On the Thursday following the Supreme Court decision not to hear appeals of Proposition 209, dozens of students blocked the main gate that leads into the campus of the University of California at Berkeley holding a banner saying "Welcome to 209." While they blocked the main gate, they left a small, side gate open with a sign above it saying "White Men Only." The action confronted every student with the implications of the passage of 209.

A protest organizer was quoted in the campus newspaper saying, "We are demonstrating tangibly that 209 will narrow the door. (UC Berkeley) Chancellor Berdahl is not listening to us. 209 will have a disastrous impact on the community of color. Our brothers and sisters won't have a chance to be here to speak. We're here for the future of our brothers and sisters." Another student said, "I'm glad people aren't apathetic to sexism and racism on this campus."

The fact that many students at UC Berkeley have resisted 209 from its inception is important. To be admitted to Berkeley, students have to have an almost perfect grade point average, score high on tests that measure skills only taught in elite schools, come up with tens of thousands of dollars in admission costs and do many hours of homework each night. Part of the program behind banning affirmative action is to transform schools like Berkeley into more efficient producers of tomorrow's corporate and technical elite in service of capitalism and imperialism. The class schedule at Boalt Hall Law School at UC Berkeley is filled with classes in international business law, foreign trade contracts and other skills that facilitate the exploitation of the workers in the U.S. and the people of the third world.

Last month over 50 students, alumni and other area law school students were arrested in protests demanding diversity in enrollment at Boalt. In one protest, some white students symbolically gave up their seats in class to Black students who do not attend Boalt. The students have put forward the slogans, "Educate Don't Segregate," "Protect Diversity at Boalt Hall," and "It's not a University without Diversity." And there have been continuing, ongoing protests in California before and since the passage of Proposition 209. On April 28, 70 student protesters were viciously pepper-sprayed in the Administration Building at UC Berkeley while protesting 209. In mid and late October, thousands of people participated in "Save the Dream" rallies and marches organized by Jesse Jackson, along with unions, student groups, civil rights organizations and others. Protests have also hit at the next ugly, racist proposition being prepared for the California ballot--the "English Only" initiative that would ban or severely restrict bilingual education.

Meanwhile, in Houston, Texas, a proposition to ban affirmative action was defeated at the polls. That ballot measure had the same content as California's Proposition 209, but the ballot wording did include the fact that it would ban affirmative action. The defeat of this initiative was, as Angelo Ancheta from the Asian Law Caucus told the RW, "a nice break in the momentum" of attacks on affirmative action.

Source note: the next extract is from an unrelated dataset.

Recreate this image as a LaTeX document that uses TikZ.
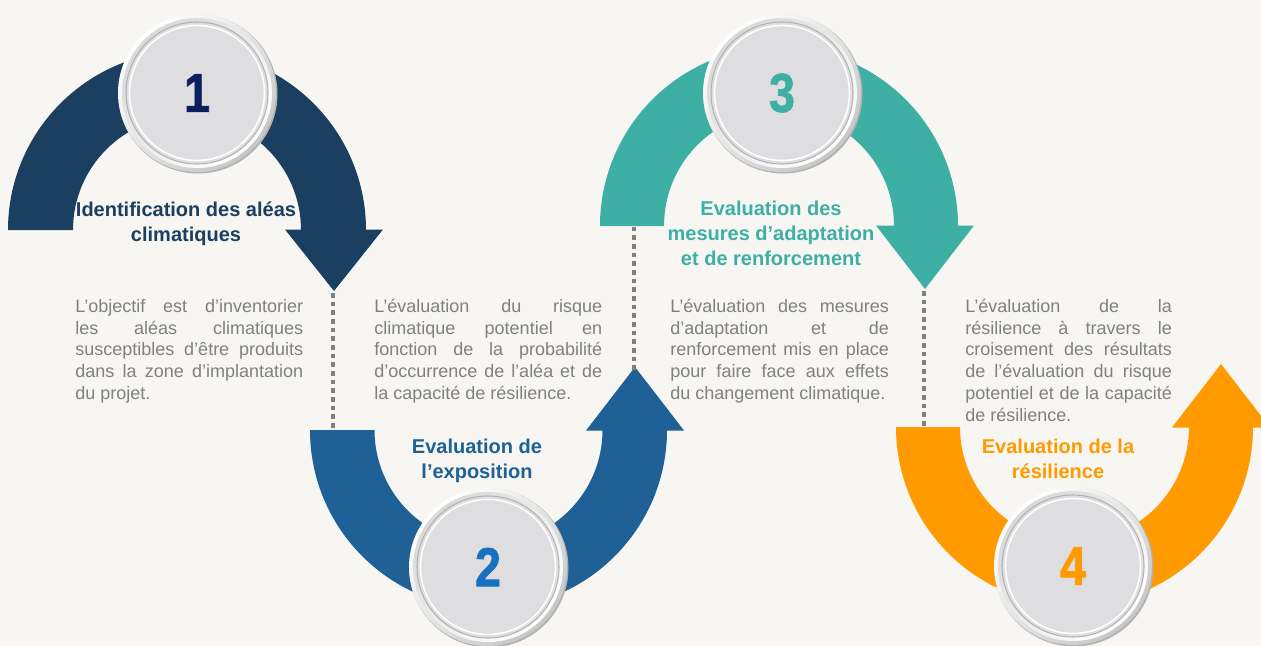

In the face of attacks on affirmative action, revolutionaries have posed the question "what kind of a society do you want to see?" This is a here and now question. In the year since the passage of Proposition 209, real changes have taken place that are aimed at enforcing and promoting inequality.

Each attack on equality has brought forward resistance, and that resistance needs to become stronger. Folks who have been "in the middle" on this battle, or confused by the demagogic rhetoric about "reverse discrimination" need to take a look at the whites-only reality that is the result of attacks on affirmative action.

Attacks on affirmative action are part of a bigger war on the people that is coming down from the system. While school doors and job opportunities are slammed shut, the prisons and graveyards are being filled with youth for whom the system has no future. The battle for equality, including resisting and beating back attacks on affirmative action and fighting to extend these programs is a vital part of the fight against the system's war on the people.